The SAS has probably more experience in the tropical rainforests than any other serving unit in the British Armed Forces. The modern SAS Regiment evolved from the Malayan Scouts in 1953, and it has been involved in jungle warfare somewhere, from Malaya to Borneo and Belize, ever since. The skills that have been handed down through the Regiment have been updated continually over the last fifty years. Now it was my turn to learn. I had never been to the Tropics; for me this was a whole new adventure. While we were waiting to leave the UK, we spent the time learning SAS patrol skills, which are completely different from standard infantry skills. Infantry works in units of ten men called sections: three sections make a platoon, four platoons make a company, and four companies make a battalion. An infantryman is usually supported by about eight hundred men. In the SAS, the smallest unit is a patrol. Four men make a patrol, four patrols make a troop, and four troops make a squadron. A patrol is supported by a man at the other end of the radio.

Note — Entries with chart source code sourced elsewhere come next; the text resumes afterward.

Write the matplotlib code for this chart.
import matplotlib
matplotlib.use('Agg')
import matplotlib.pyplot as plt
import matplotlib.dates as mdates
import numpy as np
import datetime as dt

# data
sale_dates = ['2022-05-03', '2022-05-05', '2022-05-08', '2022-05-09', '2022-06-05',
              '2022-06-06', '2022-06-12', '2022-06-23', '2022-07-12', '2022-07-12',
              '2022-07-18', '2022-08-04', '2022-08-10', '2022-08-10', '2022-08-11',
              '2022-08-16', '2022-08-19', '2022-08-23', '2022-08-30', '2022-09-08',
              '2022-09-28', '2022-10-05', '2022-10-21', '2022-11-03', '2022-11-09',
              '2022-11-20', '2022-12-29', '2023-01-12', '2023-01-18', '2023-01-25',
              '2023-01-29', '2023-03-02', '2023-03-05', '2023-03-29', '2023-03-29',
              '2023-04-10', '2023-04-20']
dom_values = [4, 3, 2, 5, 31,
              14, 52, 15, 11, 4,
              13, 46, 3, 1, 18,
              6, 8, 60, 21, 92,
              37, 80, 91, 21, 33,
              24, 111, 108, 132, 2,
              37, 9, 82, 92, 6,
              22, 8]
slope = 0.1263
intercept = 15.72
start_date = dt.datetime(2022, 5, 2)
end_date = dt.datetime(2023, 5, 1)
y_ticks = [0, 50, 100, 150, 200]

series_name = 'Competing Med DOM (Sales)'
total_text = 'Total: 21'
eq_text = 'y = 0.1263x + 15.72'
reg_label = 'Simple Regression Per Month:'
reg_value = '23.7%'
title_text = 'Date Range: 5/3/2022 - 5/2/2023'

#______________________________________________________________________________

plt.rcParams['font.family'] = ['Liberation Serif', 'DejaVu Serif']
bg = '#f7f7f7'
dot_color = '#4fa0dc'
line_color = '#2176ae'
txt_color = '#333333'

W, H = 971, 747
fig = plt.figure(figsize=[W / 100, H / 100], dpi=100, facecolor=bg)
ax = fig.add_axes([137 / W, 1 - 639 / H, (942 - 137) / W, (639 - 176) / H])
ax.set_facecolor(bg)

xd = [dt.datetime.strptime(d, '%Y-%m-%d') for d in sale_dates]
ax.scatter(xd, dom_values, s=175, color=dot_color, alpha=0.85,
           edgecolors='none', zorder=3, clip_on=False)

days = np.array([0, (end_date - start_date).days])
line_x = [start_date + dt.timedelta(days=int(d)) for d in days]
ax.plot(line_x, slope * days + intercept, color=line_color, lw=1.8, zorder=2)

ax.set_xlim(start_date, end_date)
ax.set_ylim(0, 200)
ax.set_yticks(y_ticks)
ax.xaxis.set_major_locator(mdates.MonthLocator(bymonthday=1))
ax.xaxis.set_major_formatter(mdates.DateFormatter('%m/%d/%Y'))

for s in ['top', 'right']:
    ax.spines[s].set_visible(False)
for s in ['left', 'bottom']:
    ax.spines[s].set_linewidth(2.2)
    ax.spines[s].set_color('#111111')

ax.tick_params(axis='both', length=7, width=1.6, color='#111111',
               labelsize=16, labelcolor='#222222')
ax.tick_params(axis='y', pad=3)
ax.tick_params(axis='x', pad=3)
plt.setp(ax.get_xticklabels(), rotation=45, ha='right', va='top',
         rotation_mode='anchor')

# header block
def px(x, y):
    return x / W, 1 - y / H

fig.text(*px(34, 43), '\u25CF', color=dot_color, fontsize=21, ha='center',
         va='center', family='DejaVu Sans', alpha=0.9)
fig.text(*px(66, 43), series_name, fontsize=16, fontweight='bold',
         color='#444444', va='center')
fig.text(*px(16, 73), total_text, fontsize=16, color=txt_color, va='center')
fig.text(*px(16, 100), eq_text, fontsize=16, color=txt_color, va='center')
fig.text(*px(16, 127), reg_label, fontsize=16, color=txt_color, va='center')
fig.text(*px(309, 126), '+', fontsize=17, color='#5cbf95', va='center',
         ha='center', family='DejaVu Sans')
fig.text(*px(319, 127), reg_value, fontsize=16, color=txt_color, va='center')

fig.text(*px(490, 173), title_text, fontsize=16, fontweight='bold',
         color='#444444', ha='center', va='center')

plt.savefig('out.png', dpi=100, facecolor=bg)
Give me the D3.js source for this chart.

All our drills were learned as teams of four, with the occasional grouping of five men to absorb the odd straggler. SAS patrol tasks are usually limited to reconnaissance, sabotage and laying A-type (automatically fired) ambushes. With only four men, direct confrontation with the enemy is avoided at all costs, so most of our jungle drills involved learning ways to lay down a lot of continuous fire while trying to break contact with the enemy (or running away, as it's more commonly known).